Ighina / DeepTiling

A TextTiling-based algorithm for text segmentation (aka topic segmentation) that uses neural sentence encoders, as well as extractive summarization and semantic search applications built on top of it.
MIT License
41 stars 5 forks source link

segeval error when running the fit.py command on the wiki_test_50 and the config_file parameters.json. #8

Closed yasminee99 closed 1 year ago

yasminee99 commented 1 year ago

'Reference and hypothesis segmentations differ in position length ({0} is not {1}).'.format(len(reference), len(hypothesis))) segeval.util.SegmentationMetricError: Reference and hypothesis segmentations differ in position length (31 is not 28).
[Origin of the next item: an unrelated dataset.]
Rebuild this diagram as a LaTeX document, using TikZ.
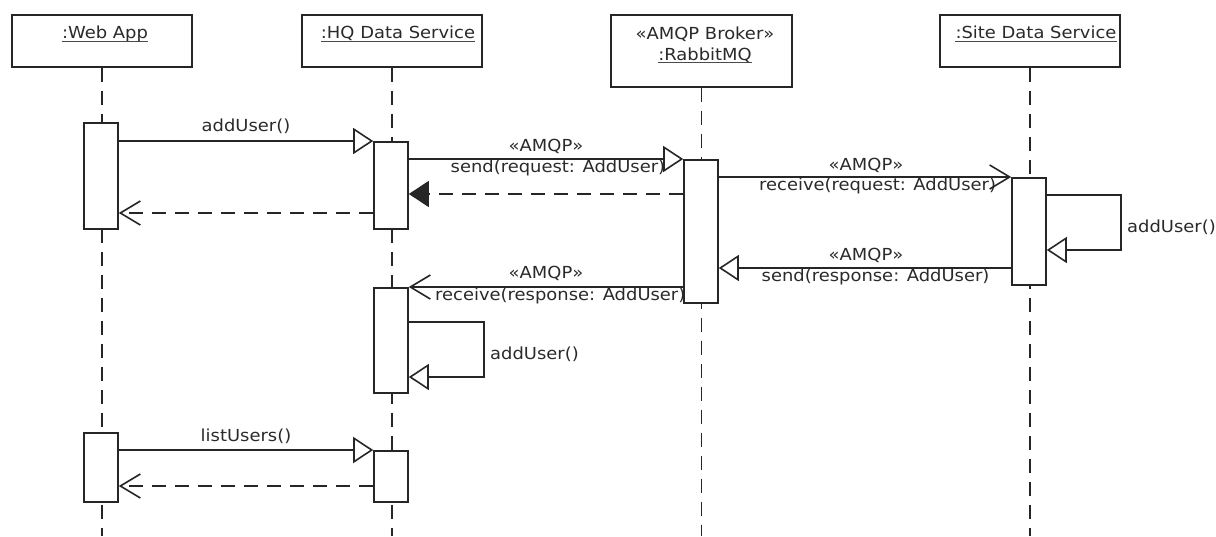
\documentclass[tikz,border=0pt]{standalone}
\usepackage{fontspec}
\setmainfont{DejaVu Sans}[FakeStretch=1.08]
\usetikzlibrary{arrows.meta,calc}
\definecolor{ink}{HTML}{2A2A2A}
\definecolor{ln}{HTML}{262626}
\begin{document}
\begin{tikzpicture}[x=1pt,y=-1pt,
  font=\fontsize{16.6}{19}\selectfont, text=ink,
  every node/.style={inner sep=0pt},
  head/.style={draw=ln, line width=1.6pt, fill=white, rectangle, anchor=north west},
  act/.style={draw=ln, line width=1.6pt, fill=white, rectangle, minimum width=34pt, anchor=north},
  life/.style={draw=ln, line width=1.6pt, dash pattern=on 14pt off 9pt},
  lbl/.style={anchor=base},
  lblw/.style={anchor=base west},
  ul/.style={draw=ink!85, line width=0.9pt},
  sync/.style={draw=ln, line width=1.6pt, -{Triangle[length=20pt,width=26pt,fill=white]}},
  ret/.style={draw=ln, line width=1.6pt, dash pattern=on 14pt off 9pt, -{Straight Barb[length=20pt,width=24pt]}},
  retf/.style={draw=ln, line width=1.6pt, dash pattern=on 14pt off 9pt, -{Triangle[length=20pt,width=26pt]}},
  async/.style={draw=ln, line width=1.6pt, -{Straight Barb[length=20pt,width=24pt]}},
]
\useasboundingbox (0,0) rectangle (1216,536);

% heads
\node[head, minimum width=180pt, minimum height=52pt] (web) at (11,14) {};
\node[head, minimum width=180pt, minimum height=52pt] (hq) at (301,14) {};
\node[head, minimum width=181pt, minimum height=72pt] (rmq) at (610,14) {};
\node[head, minimum width=180pt, minimum height=52pt] (site) at (939,14) {};

\node[lbl] (tweb) at (105,38.5) {:Web App};
\node[lbl] (thq) at (398,38.5) {:HQ Data Service};
\node[lbl] (tst) at (705,39) {«AMQP Broker»};
\node[lbl] (trmq) at (705,60) {:RabbitMQ};
\node[lbl] (tsite) at (1036,38.5) {:Site Data Service};
\foreach \t in {tweb,thq,trmq,tsite}
  \draw[ul] ([yshift=-2.5pt]\t.base west) -- ([yshift=-2.5pt]\t.base east);

% lifelines
\draw[life] (web.south) -- (web.south |- 0,536);
\draw[life] (hq.south) -- (hq.south |- 0,536);
\draw[life] (rmq.south) -- (rmq.south |- 0,536);
\draw[life] (site.south) -- (site.south |- 0,536);

% message labels (behind activations / arrow heads)
\node[lbl] (l1) at (246,131.5) {addUser()};
\node[lbl] (l2a) at (546,151) {«AMQP»};
\node[lblw] (l2b) at (450.5,172) {send(request: AddUser)};
\node[lbl] (l3a) at (866,170) {«AMQP»};
\node[lblw] (l3b) at (759,190.5) {receive(request: AddUser)};
\node[lblw] (l4) at (1127,232) {addUser()};
\node[lbl] (l5a) at (866,260) {«AMQP»};
\node[lblw] (l5b) at (761.5,281.5) {send(response: AddUser)};
\node[lbl] (l6a) at (546,278.5) {«AMQP»};
\node[lblw] (l6b) at (435,300) {receive(response: AddUser)};
\node[lblw] (l7) at (490,359) {addUser()};
\node[lbl] (l8) at (246,441) {listUsers()};

% activations
\node[act, minimum height=106pt] (w1) at (101,122) {};
\node[act, minimum height=87pt] (h1) at (391,141) {};
\node[act, minimum height=143pt] (r1) at (701,159) {};
\node[act, minimum height=107pt] (s1) at (1029,177) {};
\node[act, minimum height=105pt] (h2) at (391,287) {};
\node[act, minimum height=69pt] (w2) at (101,432) {};
\node[act, minimum height=51pt] (h3) at (391,450) {};

% messages
\draw[sync] (w1.east |- h1.north) -- (h1.north west);
\draw[sync] (h1.east |- r1.north) -- (r1.north west);
\draw[retf] (r1.west |- 0,194) -- (h1.east |- 0,194);
\draw[ret] (h1.west |- 0,213) -- (w1.east |- 0,213);
\draw[async] (r1.east |- s1.north) -- (s1.north west);
\draw[sync] (s1.east |- 0,195) -- (1121,195) -- (1121,250) -- (s1.east |- 0,250);
\draw[sync] (s1.west |- 0,268) -- (r1.east |- 0,268);
\draw[async] (r1.west |- h2.north) -- (h2.north east);
\draw[sync] (h2.east |- 0,322) -- (484,322) -- (484,377) -- (h2.east |- 0,377);
\draw[sync] (w2.east |- h3.north) -- (h3.north west);
\draw[ret] (h3.west |- 0,486) -- (w2.east |- 0,486);
\end{tikzpicture}
\end{document}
error in the two files deeptilingModels.py line 328 :
segeval.convert_nltk_to_masses(reference, boundary_symbol=boundary_symb)[:-1]) and another error in the file fit.py line 147: Pk.append(deeptiling.compute_Pk(boundaries = results[-1]['boundaries'], ground_truth = long_true_lab[:-1], window_size=None))

Ighina commented 1 year ago

Hi,

The bug has now been fixed. I somehow introduced a mistake in the compute_pk method of DeepTiling, but I amended it and run the programme on my side: everything looks good now.